In Fig., OA represents applied voltage /phase of the motor and AB is the back e.m.f. / phase, Eb. OB is their resultant voltage ER. The armature current is OI lagging behind ER by an angle θ =tan−1XS / Ra. Value of I = ER / ZS. Since ZS is constant, ER or vector OB represents (to some suitable scale) the main current I. OY is drawn at an angle φ with OB (or at an angle θ with CA). BL is drawn perpendicular to OX which is at right angles to OY. Vector OB, when referred to OY, also represents, on a different scale, the current both in magnitude and phase.
Hence, OB cos φ = I cos φ = BL
The power input / phase of the motor
= VI cos φ = V × BL.
As V is constant, power input is dependent on BL. If motor is working with a constant intake, then locus of B is a straight line || to OX and ⊥ to OY i.e. line EF for which BL is constant. Hence, EF, represents a constant-power input line for a given voltage but varying excitation.
Similarly, a series of such parallel lines can be drawn each representing a definite power intake of the motor.
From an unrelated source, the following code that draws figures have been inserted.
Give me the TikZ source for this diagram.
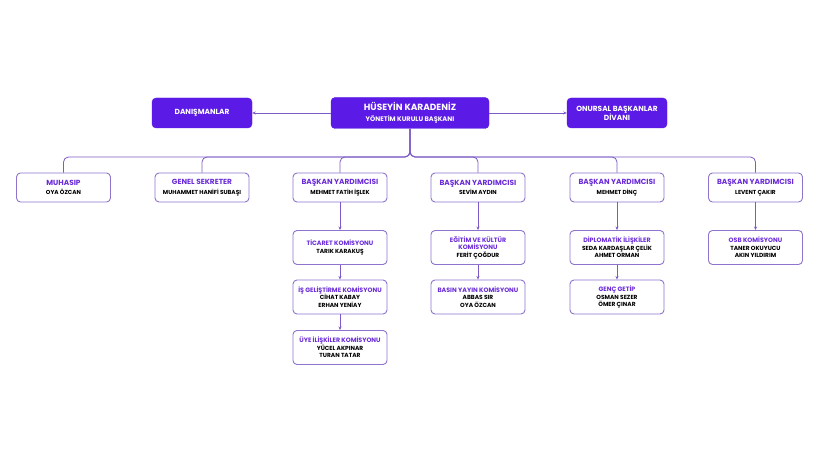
\documentclass[tikz,border=0pt]{standalone}
\usepackage{fontspec}
\setmainfont{Poppins}
\usetikzlibrary{arrows.meta}
\definecolor{pfill}{RGB}{91,26,230}
\definecolor{ptext}{RGB}{106,43,217}
\definecolor{pline}{RGB}{125,91,198}
\definecolor{pborder}{RGB}{142,116,204}
\newcommand{\tophead}[1]{{\fontsize{9}{10}\selectfont\bfseries #1}}
\newcommand{\topsub}[1]{{\fontsize{6.6}{7}\selectfont\bfseries #1}}
\newcommand{\sidetext}[1]{{\fontsize{7.4}{8}\selectfont\bfseries #1}}
\newcommand{\rowtitle}[1]{{\color{ptext}\fontsize{7.4}{8}\selectfont\bfseries #1}}
\newcommand{\rowname}[1]{{\fontsize{5.8}{6.5}\selectfont\bfseries #1}}
\newcommand{\comtitle}[1]{{\color{ptext}\fontsize{6.3}{7}\selectfont\bfseries #1}}
\newcommand{\comname}[1]{{\fontsize{5.9}{7}\selectfont\bfseries #1}}
\tikzset{
  topbox/.style={draw=pfill, fill=pfill, text=white, rounded corners=4pt, align=center, inner sep=0pt, minimum height=31pt, font=\fontsize{8}{10.5}\selectfont},
  rowbox/.style={draw=pborder, line width=0.9pt, fill=white, rounded corners=4pt, align=center, inner sep=0pt, minimum width=94pt, minimum height=29pt, font=\fontsize{6}{9.6}\selectfont},
  combox/.style={draw=pborder, line width=0.9pt, fill=white, rounded corners=4pt, align=center, inner sep=0pt, minimum width=94pt, minimum height=34pt, font=\fontsize{6}{7.4}\selectfont},
  conn/.style={draw=pline, line width=0.8pt, rounded corners=5pt},
  arr/.style={conn, -{Stealth[length=3.5pt,width=3pt]}}
}
\begin{document}
\begin{tikzpicture}[x=1pt,y=-1pt]
\useasboundingbox[fill=white] (0,0) rectangle (820,462);
% top row
\node[topbox, minimum width=158pt] (pres) at (410,113) {\tophead{HÜSEYİN KARADENİZ}\\\topsub{YÖNETİM KURULU BAŞKANI}};
\node[topbox, minimum width=100pt, minimum height=30pt] (dan) at (202,113) {\sidetext{DANIŞMANLAR}};
\node[topbox, minimum width=100pt, minimum height=30pt, font=\fontsize{7}{9}\selectfont] (onr) at (617,113) {\sidetext{ONURSAL BAŞKANLAR}\\\sidetext{DİVANI}};
\draw[arr] (pres.west) -- (dan.east);
\draw[arr] (pres.east) -- (onr.west);
% second row
\coordinate (bus) at (0,157);
\node[rowbox] (muh) at (63.5,187.5) {\rowtitle{MUHASIP}\\\rowname{OYA ÖZCAN}};
\node[rowbox] (gen) at (202,187.5) {\rowtitle{GENEL SEKRETER}\\\rowname{MUHAMMET HANİFİ SUBAŞI}};
\node[rowbox] (by1) at (340,187.5) {\rowtitle{BAŞKAN YARDIMCISI}\\\rowname{MEHMET FATİH İŞLEK}};
\node[rowbox] (by2) at (478,187.5) {\rowtitle{BAŞKAN YARDIMCISI}\\\rowname{SEVİM AYDIN}};
\node[rowbox] (by3) at (617,187.5) {\rowtitle{BAŞKAN YARDIMCISI}\\\rowname{MEHMET DİNÇ}};
\node[rowbox] (by4) at (755.5,187.5) {\rowtitle{BAŞKAN YARDIMCISI}\\\rowname{LEVENT ÇAKIR}};
\foreach \c in {muh,gen,by1,by2,by3,by4}{
  \draw[conn] (pres.south) -- (pres.south |- bus) -| (\c.north);
}
% third row
\node[combox, font=\fontsize{6}{8.5}\selectfont] (tic) at (340,247.5) {\comtitle{TİCARET KOMİSYONU}\\\comname{TARIK KARAKUŞ}};
\node[combox] (isg) at (340,297) {\comtitle{İŞ GELİŞTİRME KOMİSYONU}\\\comname{CİHAT KABAY}\\\comname{ERHAN YENİAY}};
\node[combox] (uye) at (340,347.5) {\comtitle{ÜYE İLİŞKİLER KOMİSYONU}\\\comname{YÜCEL AKPINAR}\\\comname{TURAN TATAR}};
\node[combox] (egi) at (478,247.5) {\comtitle{EĞİTİM VE KÜLTÜR}\\\comtitle{KOMİSYONU}\\\comname{FERİT ÇOĞDUR}};
\node[combox] (bas) at (478,297) {\comtitle{BASIN YAYIN KOMİSYONU}\\\comname{ABBAS SIR}\\\comname{OYA ÖZCAN}};
\node[combox] (dip) at (617,247.5) {\comtitle{DİPLOMATİK İLİŞKİLER}\\\comname{SEDA KARDAŞLAR ÇELİK}\\\comname{AHMET ORMAN}};
\node[combox] (gnc) at (617,297) {\comtitle{GENÇ GETİP}\\\comname{OSMAN SEZER}\\\comname{ÖMER ÇINAR}};
\node[combox] (osb) at (755.5,247.5) {\comtitle{OSB KOMİSYONU}\\\comname{TANER OKUYUCU}\\\comname{AKIN YILDIRIM}};
\draw[arr] (by1.south) -- (tic.north);
\draw[arr] (tic.south) -- (isg.north);
\draw[arr] (isg.south) -- (uye.north);
\draw[arr] (by2.south) -- (egi.north);
\draw[arr] (egi.south) -- (bas.north);
\draw[arr] (by3.south) -- (dip.north);
\draw[arr] (dip.south) -- (gnc.north);
\draw[arr] (by4.south) -- (osb.north);
\end{tikzpicture}
\end{document}
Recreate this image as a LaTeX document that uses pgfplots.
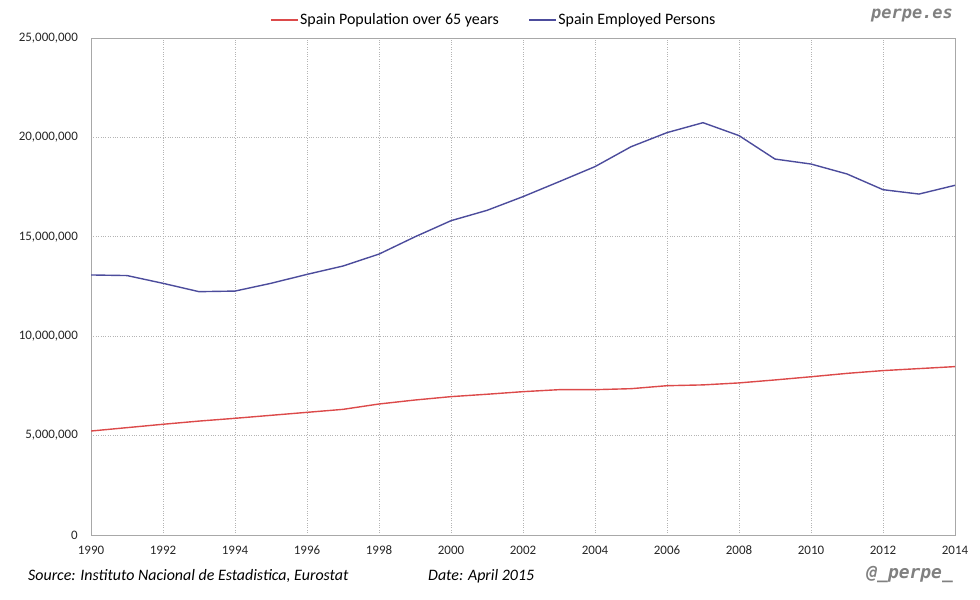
\documentclass[border=0pt]{standalone}
\usepackage{fontspec}
\setmainfont{Carlito}
\newfontfamily\monof{DejaVu Sans Mono}
\usepackage{pgfplots}
\pgfplotsset{compat=1.18}
\definecolor{popred}{HTML}{DC4A4A}
\definecolor{empblue}{HTML}{4C4C9C}
\definecolor{gridgray}{HTML}{B4B4B4}
\definecolor{framegray}{HTML}{A8A8A8}
\definecolor{wmgray}{HTML}{808080}
\begin{document}
\begin{tikzpicture}
\path[use as bounding box] (0,0) rectangle (980bp,600bp);
\begin{axis}[
    at={(91bp,65bp)}, anchor=south west,
    scale only axis, width=864bp, height=497bp,
    xmin=1990, xmax=2014, ymin=0, ymax=25000000,
    xtick={1990,1992,...,2014},
    ytick={0,5000000,10000000,15000000,20000000,25000000},
    scaled y ticks=false,
    /pgf/number format/assume math mode=true,
    yticklabel style={/pgf/number format/fixed, /pgf/number format/1000 sep={,},
        anchor=east, inner sep=0pt, xshift=-13bp},
    xticklabel style={/pgf/number format/1000 sep={}, anchor=north, inner sep=0pt,
        text height=9.5bp, text depth=0bp, yshift=-10bp},
    ticklabel style={font=\fontsize{13}{15}\selectfont, text=black!85},
    major tick length=0pt,
    grid=major,
    major grid style={gridgray, dotted, line width=0.8bp},
    axis line style={framegray, line width=0.9bp},
    legend style={draw=none, fill=none, at={(0.466,1.036)}, anchor=center,
        font=\fontsize{16}{18}\selectfont, nodes={inner xsep=1.5bp},
        /tikz/every even column/.append style={column sep=28bp}},
    legend columns=2,
    legend image code/.code={\draw[#1] (0bp,0bp) -- (27bp,0bp);},
]
\addplot[popred, line width=1.4bp] coordinates {
(1990,5230000) (1991,5400000) (1992,5570000) (1993,5730000) (1994,5870000)
(1995,6020000) (1996,6170000) (1997,6320000) (1998,6590000) (1999,6790000)
(2000,6960000) (2001,7080000) (2002,7210000) (2003,7310000) (2004,7310000)
(2005,7360000) (2006,7510000) (2007,7550000) (2008,7650000) (2009,7800000)
(2010,7960000) (2011,8130000) (2012,8270000) (2013,8370000) (2014,8470000)
};
\addlegendentry{Spain Population over 65 years}
\addplot[empblue, line width=1.4bp] coordinates {
(1990,13080000) (1991,13050000) (1992,12660000) (1993,12240000) (1994,12270000)
(1995,12660000) (1996,13110000) (1997,13530000) (1998,14130000) (1999,15000000)
(2000,15810000) (2001,16330000) (2002,17020000) (2003,17770000) (2004,18530000)
(2005,19530000) (2006,20240000) (2007,20740000) (2008,20090000) (2009,18910000)
(2010,18660000) (2011,18160000) (2012,17370000) (2013,17150000) (2014,17590000)
};
\addlegendentry{Spain Employed Persons}
\end{axis}
\node[anchor=west, inner sep=0pt, font=\fontsize{16}{18}\selectfont\itshape] at (28bp,24bp)
    {Source: Instituto Nacional de Estadistica, Eurostat};
\node[anchor=west, inner sep=0pt, font=\fontsize{16}{18}\selectfont\itshape] at (428bp,24bp)
    {Date: April 2015};
\node[anchor=east, inner sep=0pt, text=wmgray, font=\fontsize{18}{20}\selectfont\monof\bfseries\itshape] at (953bp,25bp)
    {@\_perpe\_};
\node[anchor=east, inner sep=0pt, text=wmgray, font=\fontsize{17}{19}\selectfont\monof\bfseries\itshape] at (953bp,584bp)
    {perpe.es};
\end{tikzpicture}
\end{document}
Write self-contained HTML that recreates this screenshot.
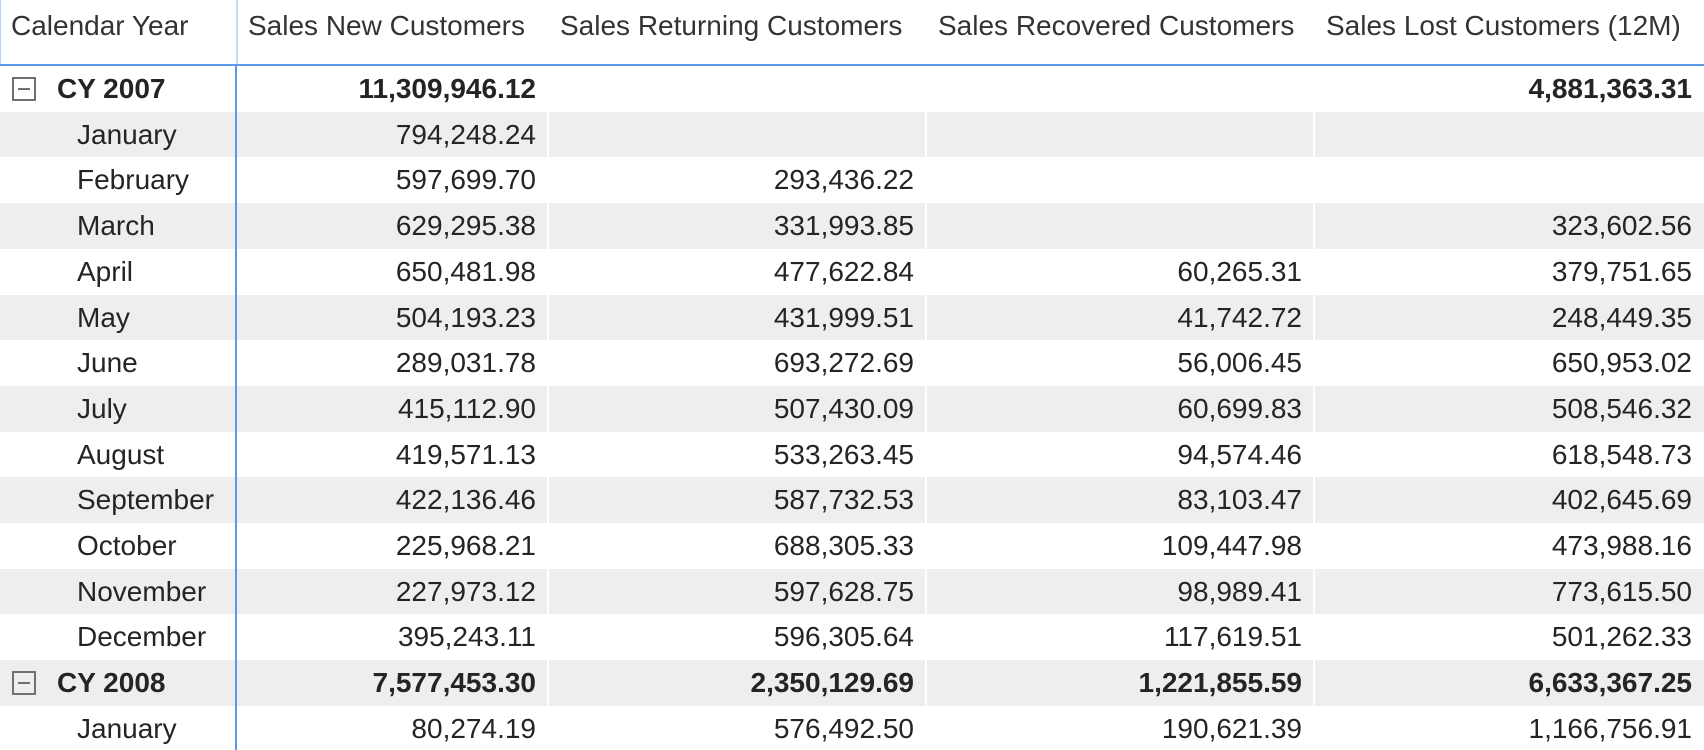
<!DOCTYPE html>
<html><head><meta charset="utf-8"><style>
html,body{margin:0;padding:0;background:#fff;}
#wrap{position:relative;width:1704px;height:750px;overflow:hidden;font-family:"Liberation Sans",Arial,sans-serif;color:#252423;}
.c{position:absolute;white-space:nowrap;font-size:28px;line-height:45px;}
.r{text-align:right;}
.b{font-weight:bold;}
.bg{position:absolute;left:0;width:1704px;background:#eeeeee;}
.sep{position:absolute;width:2px;background:#fff;}
.icon{position:absolute;width:20px;height:20px;border:2px solid #707070;box-sizing:content-box;}
.icon:after{content:"";position:absolute;left:4px;right:4px;top:9px;height:2px;background:#707070;}
</style></head><body>
<div id="wrap"></div>
<script>
const headers=["Calendar Year","Sales New Customers","Sales Returning Customers","Sales Recovered Customers","Sales Lost Customers (12M)"];
const rowLabels=["CY 2007","January","February","March","April","May","June","July","August","September","October","November","December","CY 2008","January"];
const rowIsYear=[1,0,0,0,0,0,0,0,0,0,0,0,0,1,0];
const newCust=["11,309,946.12","794,248.24","597,699.70","629,295.38","650,481.98","504,193.23","289,031.78","415,112.90","419,571.13","422,136.46","225,968.21","227,973.12","395,243.11","7,577,453.30","80,274.19"];
const retCust=["","","293,436.22","331,993.85","477,622.84","431,999.51","693,272.69","507,430.09","533,263.45","587,732.53","688,305.33","597,628.75","596,305.64","2,350,129.69","576,492.50"];
const recCust=["","","","","60,265.31","41,742.72","56,006.45","60,699.83","94,574.46","83,103.47","109,447.98","98,989.41","117,619.51","1,221,855.59","190,621.39"];
const lostCust=["4,881,363.31","","","323,602.56","379,751.65","248,449.35","650,953.02","508,546.32","618,548.73","402,645.69","473,988.16","773,615.50","501,262.33","6,633,367.25","1,166,756.91"];

const colL=[0,236,548,926,1314];
const colR=[236,548,926,1314,1704];
const top0=66, rh=45.7;
const wrap=document.getElementById('wrap');
function mk(cls,name,inter){const d=document.createElement('div');d.className=cls;


wrap.appendChild(d);return d;}
headers.forEach((h,i)=>{const d=mk('c','column-header-'+i,true);
d.style.top='4px';d.style.lineHeight='44px';d.style.color='#333';
if(i===0){d.style.left='11px';}else{d.style.left=(colL[i]+12)+'px';}
d.textContent=h;});
let v=mk('','header-left-border',false);v.style.cssText='position:absolute;left:0;top:0;width:1px;height:65px;background:#b8d4f5;';
v=mk('','header-divider',false);v.style.cssText='position:absolute;left:236px;top:0;width:2px;height:65px;background:#c4dcf7;';
const cols=[newCust,retCust,recCust,lostCust];
rowLabels.forEach((lab,r)=>{
 const y=top0+r*rh;
 if(r%2===1){const g=mk('bg','row-band-'+r,false);g.style.top=y+'px';g.style.height=rh+'px';
  for(let k=1;k<5;k++){const s=mk('sep','cell-separator',false);s.style.left=(colL[k]-1)+'px';s.style.top=y+'px';s.style.height=rh+'px';}}
});
rowLabels.forEach((lab,r)=>{
 const y=top0+r*rh;
 const yr=rowIsYear[r];
 if(yr){const ic=mk('icon','collapse-icon',true);ic.style.left='12px';ic.style.top=(y+11)+'px';}
 const l=mk('c'+(yr?' b':''),yr?'year-label':'month-label',yr?true:false);
 l.style.left=(yr?57:77)+'px';l.style.top=y+'px';l.textContent=lab;
 cols.forEach((arr,ci)=>{ if(!arr[r])return;
  const d=mk('c r'+(yr?' b':''),'value-cell',false);
  d.style.right=(1704-colR[ci+1]+12)+'px';d.style.top=y+'px';d.textContent=arr[r];});
});
v=mk('','header-bottom-line',false);v.style.cssText='position:absolute;left:0;top:64px;width:1704px;height:2px;background:#5a9ae6;';
v=mk('','row-header-border',false);v.style.cssText='position:absolute;left:235px;top:64px;width:2px;height:686px;background:#5a9ae6;';
</script>
</body></html>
As regards these constant-power lines, it is to be noted that
1. For equal increase in intake, the power lines are parallel and equally-spaced
2. Zero power line runs along OX
3. The perpendicular distance from B to OX (or zero power line) represents the motor intake
4. If excitation is fixed i.e. AB is constant in length, then as the load on motor is increased, increases. In other words, locus of B is a circle with radius = AB and centre at A. With increasing load, B goes on to lines of higher power till point B1 is reached. Any further increase in load on the motor will bring point B down to a lower line. It means that as load increases beyond the value corresponding to point B1, the motor intake decreases which is impossible. The area to the right of AY 1 represents unstable conditions. For a given voltage and excitation, the maximum power the motor can develop, is determined by the location of point B1 beyond which the motor pulls out of synchronism.